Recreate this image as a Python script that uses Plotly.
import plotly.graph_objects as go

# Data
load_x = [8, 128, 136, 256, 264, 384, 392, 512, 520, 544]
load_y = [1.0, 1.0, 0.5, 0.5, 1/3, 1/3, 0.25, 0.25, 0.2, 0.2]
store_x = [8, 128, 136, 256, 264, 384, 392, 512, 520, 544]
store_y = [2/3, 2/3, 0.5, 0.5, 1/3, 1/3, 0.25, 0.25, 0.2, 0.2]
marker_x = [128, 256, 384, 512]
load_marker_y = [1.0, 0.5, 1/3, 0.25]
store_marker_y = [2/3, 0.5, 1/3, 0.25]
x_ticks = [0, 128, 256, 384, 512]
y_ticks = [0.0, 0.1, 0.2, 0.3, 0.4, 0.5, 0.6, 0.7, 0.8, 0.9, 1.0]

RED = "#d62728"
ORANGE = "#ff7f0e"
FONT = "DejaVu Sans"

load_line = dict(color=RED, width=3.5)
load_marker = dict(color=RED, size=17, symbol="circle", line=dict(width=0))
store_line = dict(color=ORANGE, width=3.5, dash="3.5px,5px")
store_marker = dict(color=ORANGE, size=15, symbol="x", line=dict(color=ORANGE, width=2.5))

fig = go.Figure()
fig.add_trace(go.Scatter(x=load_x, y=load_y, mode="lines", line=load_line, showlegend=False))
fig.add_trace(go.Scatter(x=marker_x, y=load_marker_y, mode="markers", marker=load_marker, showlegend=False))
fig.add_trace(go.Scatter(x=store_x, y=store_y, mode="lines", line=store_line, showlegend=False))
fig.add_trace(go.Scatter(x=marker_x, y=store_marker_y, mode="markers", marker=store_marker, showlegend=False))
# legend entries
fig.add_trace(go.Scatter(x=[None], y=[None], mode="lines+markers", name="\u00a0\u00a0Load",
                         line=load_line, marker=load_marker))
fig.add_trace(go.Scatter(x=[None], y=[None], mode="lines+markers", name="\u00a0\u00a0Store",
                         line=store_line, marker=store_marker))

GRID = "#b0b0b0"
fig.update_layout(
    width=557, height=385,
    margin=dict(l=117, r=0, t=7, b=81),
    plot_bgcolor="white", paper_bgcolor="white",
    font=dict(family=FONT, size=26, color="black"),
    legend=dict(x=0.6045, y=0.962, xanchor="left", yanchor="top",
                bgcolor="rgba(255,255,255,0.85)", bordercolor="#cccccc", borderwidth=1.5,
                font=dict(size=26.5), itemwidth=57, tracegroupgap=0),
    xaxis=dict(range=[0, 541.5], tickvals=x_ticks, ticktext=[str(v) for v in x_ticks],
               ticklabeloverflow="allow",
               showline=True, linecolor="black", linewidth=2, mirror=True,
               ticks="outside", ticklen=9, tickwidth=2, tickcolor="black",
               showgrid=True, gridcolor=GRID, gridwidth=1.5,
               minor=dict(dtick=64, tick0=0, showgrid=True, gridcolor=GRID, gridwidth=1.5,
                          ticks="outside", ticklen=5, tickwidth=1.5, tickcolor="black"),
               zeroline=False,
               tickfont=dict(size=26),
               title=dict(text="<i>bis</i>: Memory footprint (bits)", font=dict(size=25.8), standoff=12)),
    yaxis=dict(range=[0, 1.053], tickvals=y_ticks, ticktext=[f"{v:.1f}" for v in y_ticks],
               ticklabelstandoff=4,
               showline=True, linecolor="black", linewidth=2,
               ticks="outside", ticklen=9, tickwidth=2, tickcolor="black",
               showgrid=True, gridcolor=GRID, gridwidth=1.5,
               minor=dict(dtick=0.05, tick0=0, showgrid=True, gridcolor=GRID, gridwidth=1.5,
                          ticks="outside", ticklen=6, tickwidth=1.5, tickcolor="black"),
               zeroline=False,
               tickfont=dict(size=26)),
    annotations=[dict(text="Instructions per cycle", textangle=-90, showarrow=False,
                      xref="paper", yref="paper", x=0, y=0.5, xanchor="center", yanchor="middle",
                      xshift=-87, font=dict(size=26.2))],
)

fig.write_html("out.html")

-----

Copy out the whole listing exactly; please set it all down.

SOLUTION FOR THIS EXERCISE
Recreate this image as a Python script that uses Plotly.
import plotly.graph_objects as go

# Data
load_x = [8, 128, 136, 256, 264, 384, 392, 512, 520, 544]
load_y = [1.0, 1.0, 0.5, 0.5, 1/3, 1/3, 0.25, 0.25, 0.2, 0.2]
store_x = [8, 128, 136, 256, 264, 384, 392, 512, 520, 544]
store_y = [2/3, 2/3, 0.5, 0.5, 1/3, 1/3, 0.25, 0.25, 0.2, 0.2]
marker_x = [128, 256, 384, 512]
load_marker_y = [1.0, 0.5, 1/3, 0.25]
store_marker_y = [2/3, 0.5, 1/3, 0.25]
x_ticks = [0, 128, 256, 384, 512]
y_ticks = [0.0, 0.1, 0.2, 0.3, 0.4, 0.5, 0.6, 0.7, 0.8, 0.9, 1.0]

RED = "#d62728"
ORANGE = "#ff7f0e"
FONT = "DejaVu Sans"

load_line = dict(color=RED, width=3.5)
load_marker = dict(color=RED, size=17, symbol="circle", line=dict(width=0))
store_line = dict(color=ORANGE, width=3.5, dash="3.5px,5px")
store_marker = dict(color=ORANGE, size=15, symbol="x", line=dict(color=ORANGE, width=2.5))

fig = go.Figure()
fig.add_trace(go.Scatter(x=load_x, y=load_y, mode="lines", line=load_line, showlegend=False))
fig.add_trace(go.Scatter(x=marker_x, y=load_marker_y, mode="markers", marker=load_marker, showlegend=False))
fig.add_trace(go.Scatter(x=store_x, y=store_y, mode="lines", line=store_line, showlegend=False))
fig.add_trace(go.Scatter(x=marker_x, y=store_marker_y, mode="markers", marker=store_marker, showlegend=False))
# legend entries
fig.add_trace(go.Scatter(x=[None], y=[None], mode="lines+markers", name="\u00a0\u00a0Load",
                         line=load_line, marker=load_marker))
fig.add_trace(go.Scatter(x=[None], y=[None], mode="lines+markers", name="\u00a0\u00a0Store",
                         line=store_line, marker=store_marker))

GRID = "#b0b0b0"
fig.update_layout(
    width=557, height=385,
    margin=dict(l=117, r=0, t=7, b=81),
    plot_bgcolor="white", paper_bgcolor="white",
    font=dict(family=FONT, size=26, color="black"),
    legend=dict(x=0.6045, y=0.962, xanchor="left", yanchor="top",
                bgcolor="rgba(255,255,255,0.85)", bordercolor="#cccccc", borderwidth=1.5,
                font=dict(size=26.5), itemwidth=57, tracegroupgap=0),
    xaxis=dict(range=[0, 541.5], tickvals=x_ticks, ticktext=[str(v) for v in x_ticks],
               ticklabeloverflow="allow",
               showline=True, linecolor="black", linewidth=2, mirror=True,
               ticks="outside", ticklen=9, tickwidth=2, tickcolor="black",
               showgrid=True, gridcolor=GRID, gridwidth=1.5,
               minor=dict(dtick=64, tick0=0, showgrid=True, gridcolor=GRID, gridwidth=1.5,
                          ticks="outside", ticklen=5, tickwidth=1.5, tickcolor="black"),
               zeroline=False,
               tickfont=dict(size=26),
               title=dict(text="<i>bis</i>: Memory footprint (bits)", font=dict(size=25.8), standoff=12)),
    yaxis=dict(range=[0, 1.053], tickvals=y_ticks, ticktext=[f"{v:.1f}" for v in y_ticks],
               ticklabelstandoff=4,
               showline=True, linecolor="black", linewidth=2,
               ticks="outside", ticklen=9, tickwidth=2, tickcolor="black",
               showgrid=True, gridcolor=GRID, gridwidth=1.5,
               minor=dict(dtick=0.05, tick0=0, showgrid=True, gridcolor=GRID, gridwidth=1.5,
                          ticks="outside", ticklen=6, tickwidth=1.5, tickcolor="black"),
               zeroline=False,
               tickfont=dict(size=26)),
    annotations=[dict(text="Instructions per cycle", textangle=-90, showarrow=False,
                      xref="paper", yref="paper", x=0, y=0.5, xanchor="center", yanchor="middle",
                      xshift=-87, font=dict(size=26.2))],
)

fig.write_html("out.html")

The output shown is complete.